» WRITTEN REQUEST:
Quote the data below in full, please, without altering anything.

═════ DATA

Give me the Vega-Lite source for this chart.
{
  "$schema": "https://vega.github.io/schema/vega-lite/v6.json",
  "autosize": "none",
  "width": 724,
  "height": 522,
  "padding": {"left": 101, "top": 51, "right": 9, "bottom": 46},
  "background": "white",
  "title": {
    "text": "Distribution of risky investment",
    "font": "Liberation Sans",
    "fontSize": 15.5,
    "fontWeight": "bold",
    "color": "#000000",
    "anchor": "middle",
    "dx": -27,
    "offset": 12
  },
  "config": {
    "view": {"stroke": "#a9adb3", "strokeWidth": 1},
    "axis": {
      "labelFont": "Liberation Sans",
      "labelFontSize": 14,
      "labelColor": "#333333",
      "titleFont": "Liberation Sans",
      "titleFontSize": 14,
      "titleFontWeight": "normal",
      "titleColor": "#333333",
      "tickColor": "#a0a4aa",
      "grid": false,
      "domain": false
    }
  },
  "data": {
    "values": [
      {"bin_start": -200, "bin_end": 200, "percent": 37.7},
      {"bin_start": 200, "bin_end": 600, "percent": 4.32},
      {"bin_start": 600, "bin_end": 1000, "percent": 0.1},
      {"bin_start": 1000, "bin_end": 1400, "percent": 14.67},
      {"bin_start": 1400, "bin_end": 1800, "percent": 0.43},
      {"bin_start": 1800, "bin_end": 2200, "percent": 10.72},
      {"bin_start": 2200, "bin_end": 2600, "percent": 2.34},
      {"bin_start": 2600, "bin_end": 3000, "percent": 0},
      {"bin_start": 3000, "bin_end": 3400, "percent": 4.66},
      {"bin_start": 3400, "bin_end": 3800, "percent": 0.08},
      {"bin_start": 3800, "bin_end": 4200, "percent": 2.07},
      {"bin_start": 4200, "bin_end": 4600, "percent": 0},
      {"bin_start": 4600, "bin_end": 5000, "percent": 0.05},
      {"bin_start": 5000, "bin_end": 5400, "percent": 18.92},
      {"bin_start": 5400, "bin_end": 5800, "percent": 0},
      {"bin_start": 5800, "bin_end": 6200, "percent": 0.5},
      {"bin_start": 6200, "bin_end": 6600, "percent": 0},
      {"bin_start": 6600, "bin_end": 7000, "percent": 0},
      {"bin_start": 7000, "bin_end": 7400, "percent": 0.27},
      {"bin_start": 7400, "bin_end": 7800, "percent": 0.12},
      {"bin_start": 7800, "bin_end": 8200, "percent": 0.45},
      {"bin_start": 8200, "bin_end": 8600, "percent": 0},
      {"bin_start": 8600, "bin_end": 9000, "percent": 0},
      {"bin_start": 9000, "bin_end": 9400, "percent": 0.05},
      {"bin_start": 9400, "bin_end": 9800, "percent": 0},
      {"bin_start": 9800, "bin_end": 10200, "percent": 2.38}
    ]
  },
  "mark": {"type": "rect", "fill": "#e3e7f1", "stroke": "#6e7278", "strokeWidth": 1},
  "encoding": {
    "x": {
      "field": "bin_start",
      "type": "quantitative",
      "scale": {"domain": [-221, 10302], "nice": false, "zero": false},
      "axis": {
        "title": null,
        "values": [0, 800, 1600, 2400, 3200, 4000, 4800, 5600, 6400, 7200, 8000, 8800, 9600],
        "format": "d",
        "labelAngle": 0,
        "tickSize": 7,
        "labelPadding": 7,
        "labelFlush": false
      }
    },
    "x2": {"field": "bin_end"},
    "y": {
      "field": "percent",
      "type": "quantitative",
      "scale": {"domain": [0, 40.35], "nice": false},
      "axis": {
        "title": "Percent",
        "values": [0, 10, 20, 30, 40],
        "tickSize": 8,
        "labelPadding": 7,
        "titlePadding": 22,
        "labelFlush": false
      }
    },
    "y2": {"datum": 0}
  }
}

══════════

» WRITTEN SOLUTION:
Give me the Vega-Lite source for this chart.
{
  "$schema": "https://vega.github.io/schema/vega-lite/v6.json",
  "autosize": "none",
  "width": 724,
  "height": 522,
  "padding": {"left": 101, "top": 51, "right": 9, "bottom": 46},
  "background": "white",
  "title": {
    "text": "Distribution of risky investment",
    "font": "Liberation Sans",
    "fontSize": 15.5,
    "fontWeight": "bold",
    "color": "#000000",
    "anchor": "middle",
    "dx": -27,
    "offset": 12
  },
  "config": {
    "view": {"stroke": "#a9adb3", "strokeWidth": 1},
    "axis": {
      "labelFont": "Liberation Sans",
      "labelFontSize": 14,
      "labelColor": "#333333",
      "titleFont": "Liberation Sans",
      "titleFontSize": 14,
      "titleFontWeight": "normal",
      "titleColor": "#333333",
      "tickColor": "#a0a4aa",
      "grid": false,
      "domain": false
    }
  },
  "data": {
    "values": [
      {"bin_start": -200, "bin_end": 200, "percent": 37.7},
      {"bin_start": 200, "bin_end": 600, "percent": 4.32},
      {"bin_start": 600, "bin_end": 1000, "percent": 0.1},
      {"bin_start": 1000, "bin_end": 1400, "percent": 14.67},
      {"bin_start": 1400, "bin_end": 1800, "percent": 0.43},
      {"bin_start": 1800, "bin_end": 2200, "percent": 10.72},
      {"bin_start": 2200, "bin_end": 2600, "percent": 2.34},
      {"bin_start": 2600, "bin_end": 3000, "percent": 0},
      {"bin_start": 3000, "bin_end": 3400, "percent": 4.66},
      {"bin_start": 3400, "bin_end": 3800, "percent": 0.08},
      {"bin_start": 3800, "bin_end": 4200, "percent": 2.07},
      {"bin_start": 4200, "bin_end": 4600, "percent": 0},
      {"bin_start": 4600, "bin_end": 5000, "percent": 0.05},
      {"bin_start": 5000, "bin_end": 5400, "percent": 18.92},
      {"bin_start": 5400, "bin_end": 5800, "percent": 0},
      {"bin_start": 5800, "bin_end": 6200, "percent": 0.5},
      {"bin_start": 6200, "bin_end": 6600, "percent": 0},
      {"bin_start": 6600, "bin_end": 7000, "percent": 0},
      {"bin_start": 7000, "bin_end": 7400, "percent": 0.27},
      {"bin_start": 7400, "bin_end": 7800, "percent": 0.12},
      {"bin_start": 7800, "bin_end": 8200, "percent": 0.45},
      {"bin_start": 8200, "bin_end": 8600, "percent": 0},
      {"bin_start": 8600, "bin_end": 9000, "percent": 0},
      {"bin_start": 9000, "bin_end": 9400, "percent": 0.05},
      {"bin_start": 9400, "bin_end": 9800, "percent": 0},
      {"bin_start": 9800, "bin_end": 10200, "percent": 2.38}
    ]
  },
  "mark": {"type": "rect", "fill": "#e3e7f1", "stroke": "#6e7278", "strokeWidth": 1},
  "encoding": {
    "x": {
      "field": "bin_start",
      "type": "quantitative",
      "scale": {"domain": [-221, 10302], "nice": false, "zero": false},
      "axis": {
        "title": null,
        "values": [0, 800, 1600, 2400, 3200, 4000, 4800, 5600, 6400, 7200, 8000, 8800, 9600],
        "format": "d",
        "labelAngle": 0,
        "tickSize": 7,
        "labelPadding": 7,
        "labelFlush": false
      }
    },
    "x2": {"field": "bin_end"},
    "y": {
      "field": "percent",
      "type": "quantitative",
      "scale": {"domain": [0, 40.35], "nice": false},
      "axis": {
        "title": "Percent",
        "values": [0, 10, 20, 30, 40],
        "tickSize": 8,
        "labelPadding": 7,
        "titlePadding": 22,
        "labelFlush": false
      }
    },
    "y2": {"datum": 0}
  }
}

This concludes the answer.